Frederick T. Burns, pro se.

Charles Donelan, Diane B. Pierce-Gonzalez, Bowditch & Dewey, Worcester, Mass., for defendant Lloyd Newland.

 
MEMORANDUM

FREEDMAN, District Judge.

 
I.

Prudential Insurance Company of America (Prudential) filed this interpleader action pursuant to 28 U.S.C. § 1335 alleging that it was unable to ascertain to whom to pay the benefits of a Servicemen's Group Life Insurance (SGLI) Policy on the life of William Newland, also known as William Berger, Jr. Prudential deposited $21,946 in the registry of this Court, and was subsequently discharged with the assent of the defendants.

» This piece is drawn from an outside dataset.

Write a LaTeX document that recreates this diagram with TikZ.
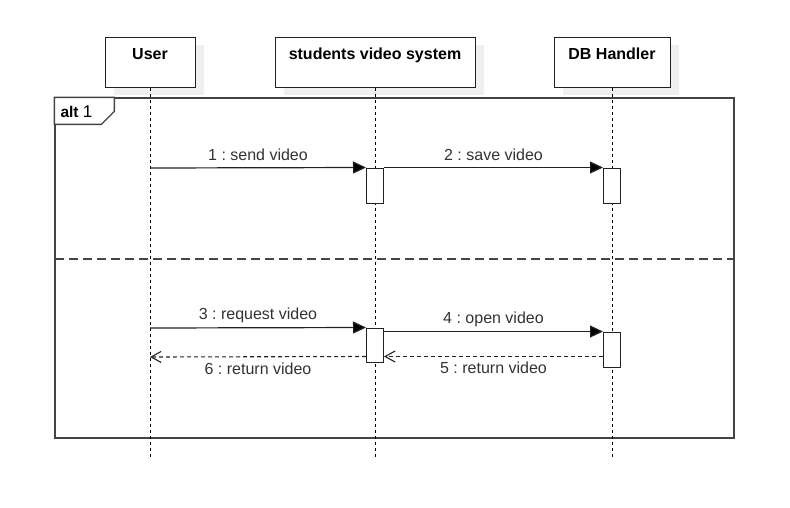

Defendant Frederick T. Burns (Burns) answered the complaint and moved for judgment on the pleadings; defendant Lloyd Newland, following appointment of counsel, answered and moved for summary judgment. Following oral argument, I entered a Memorandum and Order in which I indicated that because only the pleadings were properly before the Court for consideration under F.R.Civ.P. 56(c), the two motions were functional equivalents. Moreover, I noted that based on my review of the pleadings, the record was inadequate for purposes of resolving the case. I instructed the parties to present their factual assertions in proper form within 45 days, and stated that I would take the matter under advisement, treating defendants' motions as cross-motions for summary judgment.

The parties have followed my instruction, and have submitted affidavits and depositions on written questions. At the request of defendant Newland, the parties again appeared for oral argument. Based on the arguments of counsel in their memoranda and at oral argument, and my review of the pleadings, affidavits, and depositions on special questions, I have determined that there are no genuine issues of material fact and thus this case is ripe for disposition through summary judgment.

 
II.

William Newland, also known as William Berger, Jr. ("the insured") died in a swimming *282 accident in New Jersey on July 27, 1978 while a member of the Massachusetts Army National Guard. Prudential insured his life in the amount of $20,000 under the Servicemen's Group Life Insurance Program. The insured had not named a beneficiary of the policy specifically, but instead designated that the policy benefits were to be distributed "by law." He left no widow or children.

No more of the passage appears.